Bush Drilling Plan Brings Foes Together
OTERO MESA, N.M. — The governor of New Mexico -- leading an unusual alliance of ranchers, environmentalists, hunters and property-rights activists -- has launched an election-year challenge to the Bush administration's energy policies, vowing to block a plan to drill for gas on a vast expanse of desert grasslands here.
Gov. Bill Richardson's opposition represents the strongest signal to date that the Rocky Mountain West, long dependent on energy production, is having second thoughts about the administration's aggressive advocacy of oil and gas drilling.
"The federal government just got notice that, if they want to drill in Otero Mesa, this governor and this state are going to fight them," Richardson said at a rally in Albuquerque last week.
Richardson, who was secretary of Energy during the Clinton administration, remains a player on the national political stage. He has been mentioned as a possible vice presidential nominee, and will be chairman of this summer's Democratic National Convention in Boston.

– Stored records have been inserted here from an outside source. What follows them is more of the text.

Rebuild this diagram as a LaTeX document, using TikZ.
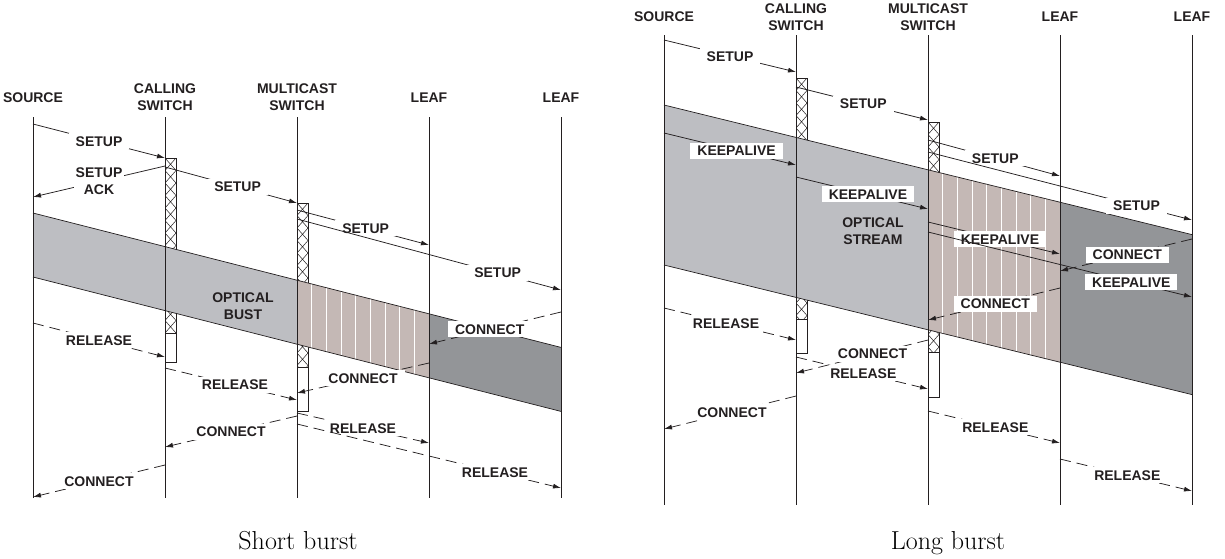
\documentclass[tikz,border=0pt]{standalone}
\usepackage{fontspec}
\usepackage{tikz}
\usetikzlibrary{arrows.meta}
\newfontfamily\lblfont{Liberation Sans}
\definecolor{burstgray}{RGB}{189,190,194}
\definecolor{burstpink}{RGB}{196,184,181}
\definecolor{burstdark}{RGB}{147,149,152}
\definecolor{inkgray}{RGB}{35,31,32}

% hatched switch box: x, top, end of hatch, bottom
\newcommand{\switchbox}[4]{%
  \fill[white] (#1,#2) rectangle (#1+11,#4);
  \begin{scope}
    \clip (#1,#2) rectangle (#1+11,#3);
    \foreach \k in {0,...,30}
      \draw[line width=0.5pt, inkgray] (#1,#2+\k*12.5) -- (#1+11,#2+\k*12.5+12.5)
        (#1+11,#2+\k*12.5) -- (#1,#2+\k*12.5+12.5);
  \end{scope}
  \draw[line width=0.7pt, inkgray] (#1,#2) rectangle (#1+11,#4) (#1,#3) -- (#1+11,#3);
}

% optical burst band: source x, top y, height, drop per span
\newcommand{\burstband}[4]{%
  \fill[burstgray] (#1,#2) -- (#1+264,#2+2*#4) -- ++(0,#3) -- (#1,#2+#3) -- cycle;
  \fill[burstpink] (#1+264,#2+2*#4) -- (#1+396,#2+3*#4) -- ++(0,#3) -- (#1+264,#2+2*#4+#3) -- cycle;
  \fill[burstdark] (#1+396,#2+3*#4) -- (#1+528,#2+4*#4) -- ++(0,#3) -- (#1+396,#2+3*#4+#3) -- cycle;
  \foreach \k in {1,...,8}
    \draw[white, line width=0.8pt] (#1+264+\k*14.67,{#2+2*#4+\k*14.67*#4/132}) -- ++(0,#3);
  \draw[line width=0.7pt, inkgray] (#1,#2) -- (#1+528,#2+4*#4) (#1,#2+#3) -- (#1+528,#2+4*#4+#3);
}

\begin{document}
\begin{tikzpicture}[
    x=1pt, y=-1pt,
    hdr/.style={font=\lblfont\bfseries\fontsize{14}{17}\selectfont, align=center, text=inkgray},
    lbl/.style={fill=white, font=\lblfont\bfseries\fontsize{14}{17}\selectfont, text=inkgray, inner xsep=7pt, inner ysep=3pt, text height=10pt, text depth=0pt},
    lbltwo/.style={fill=white, font=\lblfont\bfseries\fontsize{14}{17}\selectfont, text=inkgray, align=center, inner sep=2pt},
    life/.style={line width=0.85pt, inkgray},
    msg/.style={-{Latex[length=8pt,width=5pt]}, line width=0.75pt, inkgray},
    back/.style={msg, dash pattern=on 11pt off 6pt},
    caption/.style={font=\fontsize{26}{30}\selectfont, anchor=base}
]
\useasboundingbox (0,0) rectangle (1225,558);

% Short burst
\node[hdr] (srcL) at (33,98) {SOURCE};
\node[hdr] (callL) at (165,97) {CALLING\\SWITCH};
\node[hdr] (mcL) at (297,97) {MULTICAST\\SWITCH};
\node[hdr] (leafL1) at (429,98) {LEAF};
\node[hdr] (leafL2) at (561,98) {LEAF};

\switchbox{165}{158}{333}{362}
\switchbox{297}{203}{367}{411}
\burstband{33}{213}{64}{33.6}
\foreach \n in {srcL,callL,mcL,leafL1,leafL2}
  \draw[life] (\n |- 0,117) -- (\n |- 0,498);

\draw[msg] (srcL |- 0,124) -- node[lbl] {SETUP} (callL |- 0,158);
\draw[msg] (callL |- 0,166) -- node[lbltwo] {SETUP\\ACK} (srcL |- 0,197);
\draw[msg] (callL |- 0,167) -- node[lbl, pos=0.55] {SETUP} (mcL |- 0,203);
\draw[msg] (mcL |- 0,210) -- node[lbl, pos=0.52] {SETUP} (leafL1 |- 0,245);
\draw[msg] (mcL |- 0,219) -- node[lbl, pos=0.76] {SETUP} (leafL2 |- 0,290);

\node[hdr] (optL) at (243,306) {OPTICAL\\BUST};

\draw[back] (srcL |- 0,323) -- node[lbl] {RELEASE} (callL |- 0,357);
\draw[back] (callL |- 0,368) -- node[lbl, pos=0.53] {RELEASE} (mcL |- 0,400);
\draw[back] (leafL2 |- 0,312) -- node[lbl, pos=0.54] {CONNECT} (leafL1 |- 0,344);
\draw[back] (leafL1 |- 0,363) -- node[lbl] {CONNECT} (mcL |- 0,393);
\draw[back] (mcL |- 0,413) -- node[lbl] {RELEASE} (leafL1 |- 0,443);
\draw[back] (mcL |- 0,416) -- node[lbl] {CONNECT} (callL |- 0,447);
\draw[back] (mcL |- 0,424) -- node[lbl, pos=0.75] {RELEASE} (leafL2 |- 0,488);
\draw[back] (callL |- 0,465) -- node[lbl] {CONNECT} (srcL |- 0,497);

% Long burst
\node[hdr] (srcR) at (664,17) {SOURCE};
\node[hdr] (callR) at (796,17) {CALLING\\SWITCH};
\node[hdr] (mcR) at (928,17) {MULTICAST\\SWITCH};
\node[hdr] (leafR1) at (1060,17) {LEAF};
\node[hdr] (leafR2) at (1192,17) {LEAF};

\switchbox{796}{78}{319}{353}
\switchbox{928}{122}{352}{397}
\burstband{664}{105}{160}{32.4}
\foreach \n in {srcR,callR,mcR,leafR1,leafR2}
  \draw[life] (\n |- 0,35) -- (\n |- 0,505);

\draw[msg] (srcR |- 0,40) -- node[lbl] {SETUP} (callR |- 0,72);
\draw[msg] (callR |- 0,87) -- node[lbl, pos=0.51] {SETUP} (mcR |- 0,120);
\draw[msg] (mcR |- 0,140) -- node[lbl, pos=0.51] {SETUP} (leafR1 |- 0,176);
\draw[msg] (mcR |- 0,152) -- node[lbl, pos=0.79] {SETUP} (leafR2 |- 0,220);

\draw[msg] (srcR |- 0,133) -- node[lbl, pos=0.55] {KEEPALIVE} (callR |- 0,165);
\draw[msg] (callR |- 0,177) -- node[lbl, pos=0.545] {KEEPALIVE} (mcR |- 0,209);
\draw[msg] (mcR |- 0,222) -- node[lbl, pos=0.545] {KEEPALIVE} (leafR1 |- 0,254);
\draw[msg] (mcR |- 0,232) -- node[lbl, pos=0.77] {KEEPALIVE} (leafR2 |- 0,297);

\node[hdr] (optR) at (873,231) {OPTICAL\\STREAM};

\draw[back] (leafR2 |- 0,239) -- node[lbl, pos=0.49] {CONNECT} (leafR1 |- 0,271);
\draw[back] (leafR1 |- 0,288) -- node[lbl, pos=0.49] {CONNECT} (mcR |- 0,320);
\draw[back] (srcR |- 0,308) -- node[lbl, pos=0.47] {RELEASE} (callR |- 0,340);
\draw[back] (callR |- 0,357) -- node[lbl, pos=0.51] {RELEASE} (mcR |- 0,389);
\draw[back] (mcR |- 0,340) -- node[lbl, pos=0.42] {CONNECT} (callR |- 0,373);
\draw[back] (callR |- 0,396) -- node[lbl, pos=0.485] {CONNECT} (srcR |- 0,429);
\draw[back] (mcR |- 0,411) -- node[lbl, pos=0.51] {RELEASE} (leafR1 |- 0,443);
\draw[back] (leafR1 |- 0,459) -- node[lbl, pos=0.51] {RELEASE} (leafR2 |- 0,491);

% captions
\node[caption] (capL) at (298,549) {Short burst};
\node[caption] (capR) at (948,549) {Long burst};
\end{tikzpicture}
\end{document}
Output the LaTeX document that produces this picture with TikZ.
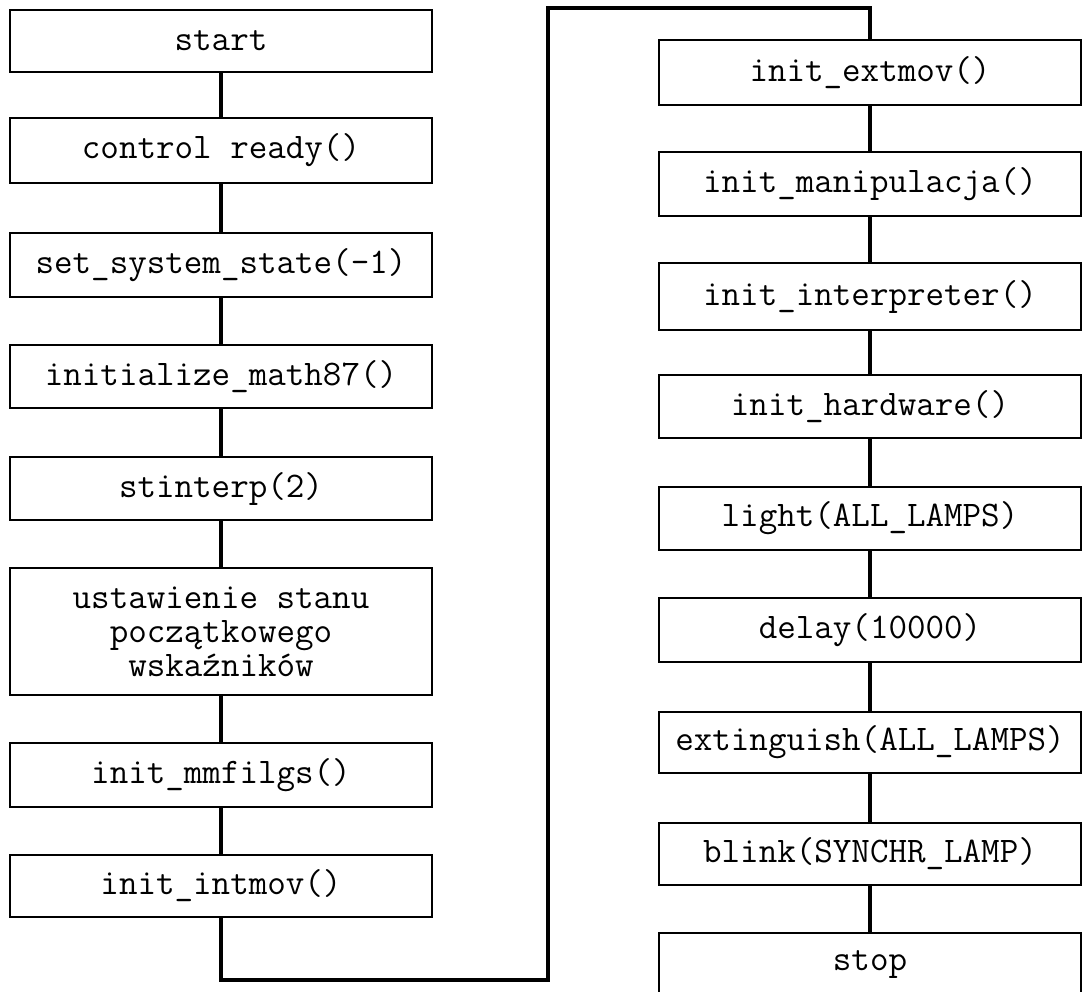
\documentclass[tikz,border=0pt]{standalone}
\usepackage{fontspec}
\begin{document}
\begin{tikzpicture}[x=1pt,y=-1pt,
  stepbox/.style={draw=black,line width=2.4pt,minimum width=422pt,inner sep=0pt,
    font=\fontsize{36}{34}\ttfamily,align=center},
  conn/.style={draw=black,line width=4pt}]
\useasboundingbox (0,0) rectangle (1084,991);
\clip (0,0) rectangle (1084,991);
% left column
\node[stepbox,minimum height=62pt] (start) at (221,41) {start};
\node[stepbox,minimum height=65pt] (ready) at (221,150.5) {control ready()};
\node[stepbox,minimum height=64pt] (state) at (221,265) {set\_system\_state(-1)};
\node[stepbox,minimum height=63pt] (math) at (221,376.5) {initialize\_math87()};
\node[stepbox,minimum height=63pt] (stint) at (221,488.5) {stinterp(2)};
\node[stepbox,minimum height=127pt] (ustaw) at (221,631.5) {ustawienie stanu\\początkowego\\wskaźników};
\node[stepbox,minimum height=64pt] (mmf) at (221,775) {init\_mmfilgs()};
\node[stepbox,minimum height=62pt] (intmov) at (221,886) {init\_intmov()};
% right column
\node[stepbox,minimum height=65pt] (extmov) at (870,72.5) {init\_extmov()};
\node[stepbox,minimum height=64pt] (manip) at (870,184) {init\_manipulacja()};
\node[stepbox,minimum height=67pt] (interp) at (870,296.5) {init\_interpreter()};
\node[stepbox,minimum height=63pt] (hard) at (870,406.5) {init\_hardware()};
\node[stepbox,minimum height=63pt] (light) at (870,518.5) {light(ALL\_LAMPS)};
\node[stepbox,minimum height=64pt] (delay) at (870,630) {delay(10000)};
\node[stepbox,minimum height=61pt] (ext) at (870,742.5) {extinguish(ALL\_LAMPS)};
\node[stepbox,minimum height=62pt] (blink) at (870,854) {blink(SYNCHR\_LAMP)};
\node[stepbox,minimum height=64pt] (stop) at (870,965) {stop};
% connectors
\coordinate (c1) at (548,980);
\coordinate (c2) at (548,8);
\draw[conn] (start) -- (ready);
\draw[conn] (ready) -- (state);
\draw[conn] (state) -- (math);
\draw[conn] (math) -- (stint);
\draw[conn] (stint) -- (ustaw);
\draw[conn] (ustaw) -- (mmf);
\draw[conn] (mmf) -- (intmov);
\draw[conn] (intmov.south) |- (c1) -- (c2) -| (extmov.north);
\draw[conn] (extmov) -- (manip);
\draw[conn] (manip) -- (interp);
\draw[conn] (interp) -- (hard);
\draw[conn] (hard) -- (light);
\draw[conn] (light) -- (delay);
\draw[conn] (delay) -- (ext);
\draw[conn] (ext) -- (blink);
\draw[conn] (blink) -- (stop);
\end{tikzpicture}
\end{document}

Richardson's decision to champion the protection of Otero Mesa is a sign that the Bush energy policy could emerge as a campaign issue in the Mountain West as Democrats rail against Republican special interests.
The companies that stand to benefit most from drilling at Otero Mesa have close ties to members of the Bush administration, including Vice President Dick Cheney and top officials of the Department of the Interior. That has led opponents to argue that cronyism, rather than sound energy policy, is behind the Otero Mesa drilling plan.
The contested area, encompassing 1.2 million acres in southern Otero County, west of Carlsbad and northeast of El Paso, is a vast plain, punctuated with rugged rock formations, that has long been a magnet for hunters and naturalists. It is home to herds of pronghorn, migratory songbirds and endangered Aplomado falcons.
"I think people see this as a remnant of the old New Mexico they love -- a wildness and an openness," said Greta Miller, a member of the New Mexico Wilderness Alliance. "People here love it and want it stay like it is."
Ranchers own some of the land in the area, as does the state. But the federal government is by far the largest landowner; the Interior Department controls the area of greatest interest to oil and gas companies.